Caulfield is no stranger to Cambridge. He completed the famous Part III and his PhD here and has been working at DAMTP since 2005 on a joint appointment with the BP Institute for Multiphase Flow.

But he has also experienced the international aspect of mathematical research. Born in Coventry to Irish parents, he completed his undergraduate degree at the University of Ulster at Coleraine, and has held positions in Canada, Japan, and the US.

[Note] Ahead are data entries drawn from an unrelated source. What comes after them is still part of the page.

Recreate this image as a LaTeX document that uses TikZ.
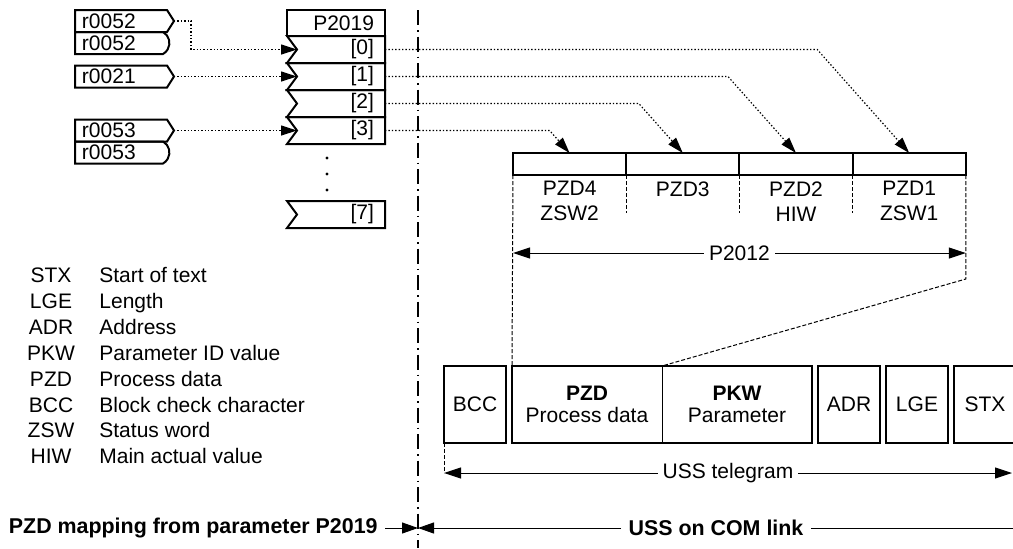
\documentclass[tikz,border=0pt]{standalone}
\usepackage{fontspec}
\setmainfont{Liberation Sans}
\usetikzlibrary{positioning,shapes.symbols,shapes.misc,arrows.meta,calc}

\tikzset{
  every node/.style={font=\fontsize{10.5}{12}\selectfont, inner sep=0pt},
  boxline/.style={draw, line width=1pt, outer sep=0pt},
  inbox/.style={boxline, signal, signal to=east, signal pointer angle=115, minimum height=11pt, inner xsep=3.5pt, text width=39pt, align=left},
  inround/.style={boxline, rounded rectangle, rounded rectangle west arc=none, rounded rectangle arc length=120, minimum height=11pt, inner xsep=3.5pt, text width=39pt, align=left},
  headbox/.style={boxline, minimum height=13pt, inner xsep=5.5pt, text width=38pt, align=right},
  rowbox/.style={boxline, signal, signal to=nowhere, signal from=west, signal pointer angle=107, minimum height=13.5pt, inner xsep=5.5pt, text width=33pt, align=right},
  secbox/.style={boxline, minimum width=56.6pt, minimum height=11pt},
  tbox/.style={boxline, minimum width=31pt, minimum height=38.5pt, align=center},
  lbl/.style={align=center, font=\fontsize{10.5}{12.5}\selectfont},
  twolines/.style={align=center, font=\fontsize{10.5}{11}\selectfont},
  boldlbl/.style={font=\fontsize{10.7}{12}\selectfont\bfseries, inner xsep=3.5pt},
  dimtext/.style={fill=white, inner xsep=2.5pt, inner ysep=1pt},
  sigline/.style={line width=0.6pt, dash pattern=on 0.7pt off 1pt, -{Triangle[length=8pt,width=5pt]}},
  hairdash/.style={line width=0.5pt, dash pattern=on 2pt off 1pt},
  dimline/.style={line width=0.5pt, {Triangle[length=8.5pt,width=5.5pt]}-{Triangle[length=8.5pt,width=5.5pt]}},
  sepline/.style={line width=0.7pt, dash pattern=on 7.5pt off 2.5pt on 0.75pt off 2.5pt}
}

\begin{document}
\begin{tikzpicture}[x=0.5pt, y=-0.5pt]
  \useasboundingbox (0,0) rectangle (1013,548);

  % source parameters
  \node[inbox, anchor=west] (r52a) at (75,21) {r0052};
  \node[inround, anchor=west] (r52b) at (75,43) {r0052};
  \node[inbox, anchor=west] (r21) at (75,76.5) {r0021};
  \node[inbox, anchor=west] (r53a) at (75,130.5) {r0053};
  \node[inround, anchor=west] (r53b) at (75,152.5) {r0053};

  % P2019 index list
  \node[headbox, anchor=east] (p2019) at (385,23) {P2019};
  \foreach \i/\y in {0/49.5,1/76.5,2/103.5,3/130.5}
    \node[rowbox, anchor=east] (p\i) at (385,\y) {[\i]};
  \node[rowbox, anchor=east] (p7) at (385,214.5) {[7]};
  \foreach \y in {158,174,190}
    \fill (327,\y) circle (0.8pt);

  \draw[sigline] (r52a.east) -- ++(17,0) |- (p0.west);
  \draw[sigline] (r21.east) -- (p1.west);
  \draw[sigline] (r53a.east) -- (p3.west);

  % PZD words
  \node[secbox, anchor=north west] (sec4) at (513,153) {};
  \node[secbox, right=0pt of sec4] (sec3) {};
  \node[secbox, right=0pt of sec3] (sec2) {};
  \node[secbox, right=0pt of sec2] (sec1) {};
  \node[lbl, below=3pt of sec4] (l4) {PZD4\\ZSW2};
  \node[lbl, below=3pt of sec3] (l3) {PZD3};
  \node[lbl, below=3pt of sec2] (l2) {PZD2\\HIW};
  \node[lbl, below=3pt of sec1] (l1) {PZD1\\ZSW1};

  \draw[sigline] (p0.east) -- ([xshift=-46pt]p0.east -| sec1.north) -- (sec1.north);
  \draw[sigline] (p1.east) -- ([xshift=-34pt]p1.east -| sec2.north) -- (sec2.north);
  \draw[sigline] (p2.east) -- ([xshift=-22pt]p2.east -| sec3.north) -- (sec3.north);
  \draw[sigline] (p3.east) -- ([xshift=-10pt]p3.east -| sec4.north) -- (sec4.north);

  \draw[hairdash] (sec4.south east) -- ++(0,38);
  \draw[hairdash] (sec3.south east) -- ++(0,38);
  \draw[hairdash] (sec2.south east) -- ++(0,38);

  \coordinate (dimy) at (0,253);
  \draw[dimline] (sec4.south west |- dimy) -- node[dimtext] {P2012} (sec1.south east |- dimy);

  % USS telegram
  \node[tbox, anchor=west] (tbcc) at (444,404.5) {BCC};
  \node[tbox, minimum width=150pt, right=3pt of tbcc] (tdata) {};
  \node[tbox, right=3pt of tdata] (tadr) {ADR};
  \node[tbox, right=3pt of tadr] (tlge) {LGE};
  \node[tbox, right=3pt of tlge] (tstx) {STX};
  \draw[line width=0.5pt] (tdata.north) -- (tdata.south);
  \node[twolines] (tpzd) at ($(tdata.center)!0.5!(tdata.west)$) {\textbf{PZD}\\Process data};
  \node[twolines] (tpkw) at ($(tdata.center)!0.5!(tdata.east)$) {\textbf{PKW}\\Parameter};

  \draw[hairdash] (sec4.south west) -- (tdata.north west);
  \draw[hairdash] (sec1.south east) -- ++(0,104) -- (tdata.north);

  \coordinate (ussl) at (444,473);
  \coordinate (ussr) at (1012,473);
  \draw[hairdash] (tbcc.south west) -- (ussl);
  \draw[dimline] (ussl) -- node[dimtext] {USS telegram} (ussr);

  % legend
  \foreach \ab/\txt [count=\i] in {STX/Start of text, LGE/Length, ADR/Address,
      PKW/Parameter ID value, PZD/Process data, BCC/Block check character,
      ZSW/Status word, HIW/Main actual value} {
    \node[anchor=base] (ab\i) at (51,{282.5+25.9*(\i-1)}) {\ab};
    \node[anchor=base west] (tx\i) at (99,{282.5+25.9*(\i-1)}) {\txt};
  }

  % separation line and bottom captions
  \coordinate (septop) at (418,10);
  \coordinate (sepbot) at (418,548);
  \draw[sepline] (septop) -- (sepbot);

  \coordinate (sepmid) at (418,528);
  \coordinate (comend) at (1013,528);
  \node[boldlbl, anchor=east] (mapl) at (385,528) {PZD mapping from parameter P2019};
  \node[boldlbl] (coml) at (716,528) {USS on COM link};
  \draw[line width=0.5pt, -{Triangle[length=8pt,width=5.5pt]}] (mapl.east) -- (sepmid);
  \draw[line width=0.5pt, -{Triangle[length=8pt,width=5.5pt]}] (coml.west) -- (sepmid);
  \draw[line width=0.5pt] (coml.east) -- (comend);
\end{tikzpicture}
\end{document}
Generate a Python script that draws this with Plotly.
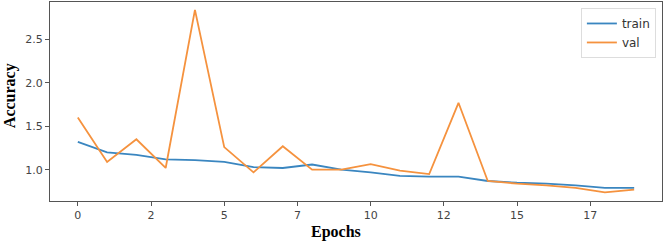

As far as DAMTP is concerned, this international dimension presents one of the challenges Caulfield sees lying ahead. "A real strength of this department is how incredibly international it is," he says. "[One of the challenges is] to ensure that we still maintain that openness and that opportunity for people to come from all over, and contribute, and feel welcome and included. Speaking personally, I have written papers with people from twenty different nationalities, from New Zealand to Chile. I think it's just amazing that we have all this international [collaboration]. That is something we need to ensure we manage to maintain."

Diversity in a more general sense, including of gender and socio-economic background, presents the other main challenge Caulfield is determined to take on. "We are very committed to [diversity and inclusion] and we are doing a wide range of things to try and enhance diversity in all cohorts within [the department]," he says. "It's about getting over the incorrect [perception] of elitism and [express] that everybody is welcome here: from all over the world, and from any background. The only qualification required is to really, really love maths. That's the challenge — to communicate this piece of information."

Luckily Caulfield won't have to take on these challenges on his own, or from scratch. He will be building on the work of his predecessor, Nigel Peake, as well as previous Heads of Department. "I have huge shoes to fill, yet I am looking forward to the challenge," he says.

In addition, Caulfield will have the support of a committed staff. "We have a fantastic cohort of people in this department at every stage," he says. "Laboratory technicians, administrative staff, support staff, are all committed to this great enterprise we have. Senior academic staff are really pushing back the boundaries of research while mentoring an amazing cohort of early career researchers."

"Some of the most important breakthroughs happen in the collegial [coffee and tea times]. This buzzing environment of enthusiasm for mathematics is combined with world class teaching, informed by and connected to the excitement of the research that is going on. This collaborative [sense of] 'we're all in it together, we all love mathematics' is the thing that really excites me."